Oleh: Muhadjir
(Sumber: Republika Online)
Setiap manusia, pasti tidak ingin sengsara dan menderita. Semua ingin memperoleh kesenangan, kesejahteraan, dan kebahagiaan lahir-batin. Tapi, sebagai bagian dari makhluk-Nya, manusia tidak bisa terlepas dari takdir Allah SWT, baik takdir yang berupa rezeki, jodoh, maupun mati. Semuanya sudah diatur dan hanya Allah SWT yang Maha Mengetahui.
Sebagai manusia, kita hanya dituntut untuk mengimani adanya takdir, namun tidak wajib untuk mengetahui takdir Allah SWT itu sendiri. Hanya Dia yang Mahatahu. Manusia tidak akan pernah bisa menerka kapan dia mati, siapa jodohnya, atau meramal rezekinya. Manusia hanya diwajibkan untuk berusaha semaksimal mungkin. Selanjutnya, berserah diri dan bertawakal pada-Nya.
Banyak orang yang menganggap bahwa kebahagiaan, kesejahteraan, dan ketenangan hadir jika kita diberi harta yang berlimpah. Sebaliknya, harta yang sedikit sering dijadikan ukuran penderitaan, kemelaratan, dan kemiskinan. Gaya hidup Rasulullah SAW membuktikan bahwa anggapan itu salah besar. Beliau bukan orang yang kaya dan tidak pernah menginginkan kekayaan materi, walaupun Allah SWT pernah memberinya tawaran kekayaan dengan mengubah Gunung Uhud menjadi emas (HR Bukhari).

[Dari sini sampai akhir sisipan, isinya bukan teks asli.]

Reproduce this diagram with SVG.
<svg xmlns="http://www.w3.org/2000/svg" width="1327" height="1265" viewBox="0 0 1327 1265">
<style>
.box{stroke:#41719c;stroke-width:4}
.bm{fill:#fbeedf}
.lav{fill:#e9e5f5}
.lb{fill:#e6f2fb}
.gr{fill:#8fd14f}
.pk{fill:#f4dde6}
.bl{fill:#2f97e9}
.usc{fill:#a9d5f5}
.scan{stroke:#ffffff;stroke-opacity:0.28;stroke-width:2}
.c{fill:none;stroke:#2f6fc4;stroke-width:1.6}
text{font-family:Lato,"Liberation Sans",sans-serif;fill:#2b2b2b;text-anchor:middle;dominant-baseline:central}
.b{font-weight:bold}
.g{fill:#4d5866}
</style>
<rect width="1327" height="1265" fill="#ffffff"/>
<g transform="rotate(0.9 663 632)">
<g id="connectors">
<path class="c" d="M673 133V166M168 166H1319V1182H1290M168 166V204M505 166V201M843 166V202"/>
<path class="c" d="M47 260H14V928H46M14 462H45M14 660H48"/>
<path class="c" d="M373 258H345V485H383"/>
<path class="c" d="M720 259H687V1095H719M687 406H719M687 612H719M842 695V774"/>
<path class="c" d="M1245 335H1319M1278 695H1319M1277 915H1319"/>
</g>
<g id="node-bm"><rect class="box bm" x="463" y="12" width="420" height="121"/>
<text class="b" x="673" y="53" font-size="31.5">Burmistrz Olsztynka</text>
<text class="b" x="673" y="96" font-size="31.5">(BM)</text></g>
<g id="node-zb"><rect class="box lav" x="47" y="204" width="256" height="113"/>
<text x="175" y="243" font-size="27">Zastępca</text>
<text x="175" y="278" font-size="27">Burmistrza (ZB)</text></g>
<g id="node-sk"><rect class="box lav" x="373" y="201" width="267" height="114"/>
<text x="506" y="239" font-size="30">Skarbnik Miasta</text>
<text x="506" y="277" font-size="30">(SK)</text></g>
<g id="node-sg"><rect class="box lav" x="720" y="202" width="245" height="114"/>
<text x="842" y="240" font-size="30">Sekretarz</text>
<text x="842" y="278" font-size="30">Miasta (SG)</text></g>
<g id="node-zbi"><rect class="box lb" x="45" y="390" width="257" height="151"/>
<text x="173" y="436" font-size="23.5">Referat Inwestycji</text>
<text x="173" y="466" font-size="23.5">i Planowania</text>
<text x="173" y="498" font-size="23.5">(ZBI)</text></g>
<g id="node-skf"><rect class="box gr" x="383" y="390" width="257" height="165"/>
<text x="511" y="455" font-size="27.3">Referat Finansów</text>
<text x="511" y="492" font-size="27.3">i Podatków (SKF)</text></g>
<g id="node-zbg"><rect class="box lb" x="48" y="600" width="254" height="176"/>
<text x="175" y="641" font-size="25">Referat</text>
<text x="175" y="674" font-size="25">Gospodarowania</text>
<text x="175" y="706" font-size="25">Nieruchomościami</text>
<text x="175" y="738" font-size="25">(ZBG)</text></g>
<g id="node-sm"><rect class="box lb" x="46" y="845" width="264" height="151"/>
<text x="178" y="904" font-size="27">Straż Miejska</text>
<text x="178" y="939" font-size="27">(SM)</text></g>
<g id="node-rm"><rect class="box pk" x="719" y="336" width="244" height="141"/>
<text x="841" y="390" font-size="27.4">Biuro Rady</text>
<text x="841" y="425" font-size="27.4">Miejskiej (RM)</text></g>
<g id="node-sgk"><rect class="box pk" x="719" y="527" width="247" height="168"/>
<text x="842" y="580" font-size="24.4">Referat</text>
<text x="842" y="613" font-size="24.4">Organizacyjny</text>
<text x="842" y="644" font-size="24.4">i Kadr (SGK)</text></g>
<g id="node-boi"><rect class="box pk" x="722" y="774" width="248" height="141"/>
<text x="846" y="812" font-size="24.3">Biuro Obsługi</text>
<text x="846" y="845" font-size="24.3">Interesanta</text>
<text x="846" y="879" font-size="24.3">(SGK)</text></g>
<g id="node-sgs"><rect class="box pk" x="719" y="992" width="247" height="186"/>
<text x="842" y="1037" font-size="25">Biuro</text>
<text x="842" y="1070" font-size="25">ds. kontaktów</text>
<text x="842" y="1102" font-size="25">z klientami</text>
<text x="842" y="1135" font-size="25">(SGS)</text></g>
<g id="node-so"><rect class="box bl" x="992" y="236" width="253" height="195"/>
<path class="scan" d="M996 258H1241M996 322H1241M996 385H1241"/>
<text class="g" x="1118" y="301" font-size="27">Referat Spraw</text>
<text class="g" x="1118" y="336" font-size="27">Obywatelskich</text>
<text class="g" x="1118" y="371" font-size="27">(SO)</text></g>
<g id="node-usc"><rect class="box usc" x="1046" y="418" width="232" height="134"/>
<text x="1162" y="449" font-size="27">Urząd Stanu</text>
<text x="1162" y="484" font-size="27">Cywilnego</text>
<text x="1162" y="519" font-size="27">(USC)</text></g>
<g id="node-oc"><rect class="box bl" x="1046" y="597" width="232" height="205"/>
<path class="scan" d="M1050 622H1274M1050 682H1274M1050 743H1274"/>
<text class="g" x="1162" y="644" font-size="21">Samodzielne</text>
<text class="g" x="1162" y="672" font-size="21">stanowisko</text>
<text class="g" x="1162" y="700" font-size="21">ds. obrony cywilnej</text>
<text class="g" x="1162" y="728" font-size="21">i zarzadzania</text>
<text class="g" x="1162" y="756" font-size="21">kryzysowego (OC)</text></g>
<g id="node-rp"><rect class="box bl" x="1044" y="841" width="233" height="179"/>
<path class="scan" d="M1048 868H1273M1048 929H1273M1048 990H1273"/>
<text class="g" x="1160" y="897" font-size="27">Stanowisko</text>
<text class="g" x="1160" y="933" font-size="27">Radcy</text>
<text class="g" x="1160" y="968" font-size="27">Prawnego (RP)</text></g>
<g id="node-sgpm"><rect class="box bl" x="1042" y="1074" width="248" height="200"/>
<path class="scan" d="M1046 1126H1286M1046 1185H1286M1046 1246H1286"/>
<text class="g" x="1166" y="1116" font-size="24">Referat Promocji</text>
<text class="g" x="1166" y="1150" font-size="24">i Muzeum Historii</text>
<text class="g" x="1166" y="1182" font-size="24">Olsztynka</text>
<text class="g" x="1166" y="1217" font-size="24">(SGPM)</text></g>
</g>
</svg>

Beliau juga bukan orang miskin yang suka meminta-minta, karena beliau sendiri melarang orang untuk meminta-minta tanpa mau berusaha dengan jalan yang baik. Sabda beliau, ''Pekerjaan seseorang dengan tangannya sendiri itu lebih baik daripada meminta-minta pada orang lain.'' (HR Ibnu Majah). Beliau juga mengatakan, ''Tangan di atas itu lebih baik dari tangan di bawah.'' (HR Bukhari).

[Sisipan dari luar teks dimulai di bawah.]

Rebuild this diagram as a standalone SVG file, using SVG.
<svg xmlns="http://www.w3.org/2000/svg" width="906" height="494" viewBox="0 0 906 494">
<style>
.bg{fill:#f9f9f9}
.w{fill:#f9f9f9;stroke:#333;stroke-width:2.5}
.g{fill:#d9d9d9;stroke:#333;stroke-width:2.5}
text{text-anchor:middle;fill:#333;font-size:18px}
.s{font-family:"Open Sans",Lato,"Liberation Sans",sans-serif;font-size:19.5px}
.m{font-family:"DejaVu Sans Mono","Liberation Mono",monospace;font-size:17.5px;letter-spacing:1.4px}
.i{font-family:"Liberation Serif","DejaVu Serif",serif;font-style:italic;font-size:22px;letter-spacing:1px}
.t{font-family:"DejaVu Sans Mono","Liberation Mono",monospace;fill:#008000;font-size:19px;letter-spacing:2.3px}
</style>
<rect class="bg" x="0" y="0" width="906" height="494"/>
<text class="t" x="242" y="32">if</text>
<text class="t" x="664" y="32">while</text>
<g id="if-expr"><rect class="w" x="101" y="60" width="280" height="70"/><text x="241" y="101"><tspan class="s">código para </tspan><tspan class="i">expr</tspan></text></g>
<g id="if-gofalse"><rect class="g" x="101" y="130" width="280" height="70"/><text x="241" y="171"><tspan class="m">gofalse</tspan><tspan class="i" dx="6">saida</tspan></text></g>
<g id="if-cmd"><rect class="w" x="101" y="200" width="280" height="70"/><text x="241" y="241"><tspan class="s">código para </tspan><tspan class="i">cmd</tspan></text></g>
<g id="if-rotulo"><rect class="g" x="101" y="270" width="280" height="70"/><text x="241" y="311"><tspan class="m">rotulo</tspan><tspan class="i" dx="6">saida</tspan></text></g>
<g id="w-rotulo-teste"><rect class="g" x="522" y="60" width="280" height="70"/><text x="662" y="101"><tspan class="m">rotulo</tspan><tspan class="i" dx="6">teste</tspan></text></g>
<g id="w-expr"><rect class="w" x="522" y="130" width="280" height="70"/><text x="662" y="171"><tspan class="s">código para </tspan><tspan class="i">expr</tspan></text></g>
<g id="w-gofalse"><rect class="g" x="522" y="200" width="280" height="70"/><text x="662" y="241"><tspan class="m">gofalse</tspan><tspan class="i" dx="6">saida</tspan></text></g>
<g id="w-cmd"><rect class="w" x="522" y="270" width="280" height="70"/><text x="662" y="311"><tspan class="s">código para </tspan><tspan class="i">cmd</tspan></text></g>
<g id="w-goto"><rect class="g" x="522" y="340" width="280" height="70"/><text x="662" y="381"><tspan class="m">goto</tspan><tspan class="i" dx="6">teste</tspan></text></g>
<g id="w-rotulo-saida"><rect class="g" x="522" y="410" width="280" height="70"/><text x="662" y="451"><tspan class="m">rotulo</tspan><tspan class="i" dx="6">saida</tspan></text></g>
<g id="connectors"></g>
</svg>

Harta kekayaan dan kemelaratan atau kemiskinan bukan jaminan bahwa hidup seseorang akan tenteram dan bahagia. Banyak dijumpai, orang kaya yang hatinya selalu gelisah karena khawatir hartanya akan berkurang. Justru, tidak sedikit orang miskin yang hidupnya tenang dan tenteram, karena mereka selalu bersyukur atas segala pemberian Allah SWT. Mereka sudah merasa cukup, dengan berkah yang tersimpan di balik 'kemiskinannya'.
Sebetulnya, kunci kebahagiaan itu tergantung pada sikap masing-masing orang. Mereka akan bahagia ketika mereka menganggap semua rezeki yang diperolehnya itu adalah pemberian dan karunia Allah SWT. Mereka pun tidak akan pernah mengeluh ketika hasil yang diperoleh tidak sesuai harapan. Mereka juga tidak pernah sombong dan angkuh dengan limpahan harta kekayaan yang Allah SWT berikan.
Dengan demikian, tidak ada alasan bagi orang beriman untuk putus asa dalam mencari rezeki Allah SWT. ''Janganlah sekali-kali kalian berputus asa untuk mendapatkan karunia Allah. Hanya orang-orang kafir yang suka berputus asa.'' (Yusuf: 87). Tidak ada alasan pula bagi orang yang kaya harta benda untuk bersikap kikir dalam membelanjakan hartanya untuk kaum dhuafa. Kikir hanya akan mengundang perasaan sengsara.
Salah satu tanda orang bertakwa adalah suka menginfakkan sebagian rezekinya di jalan Allah SWT. ''Itulah Alquran. Tak ada keraguan di dalamnya. Petunjuk bagi orang-orang yang bertakwa. Yaitu, mereka yang beriman terhadap hal-hal gaib, menegakkan shalat, dan menginfakkan sebagian harta yang Kami berikan pada mereka.'' (Albaqarah:2-3).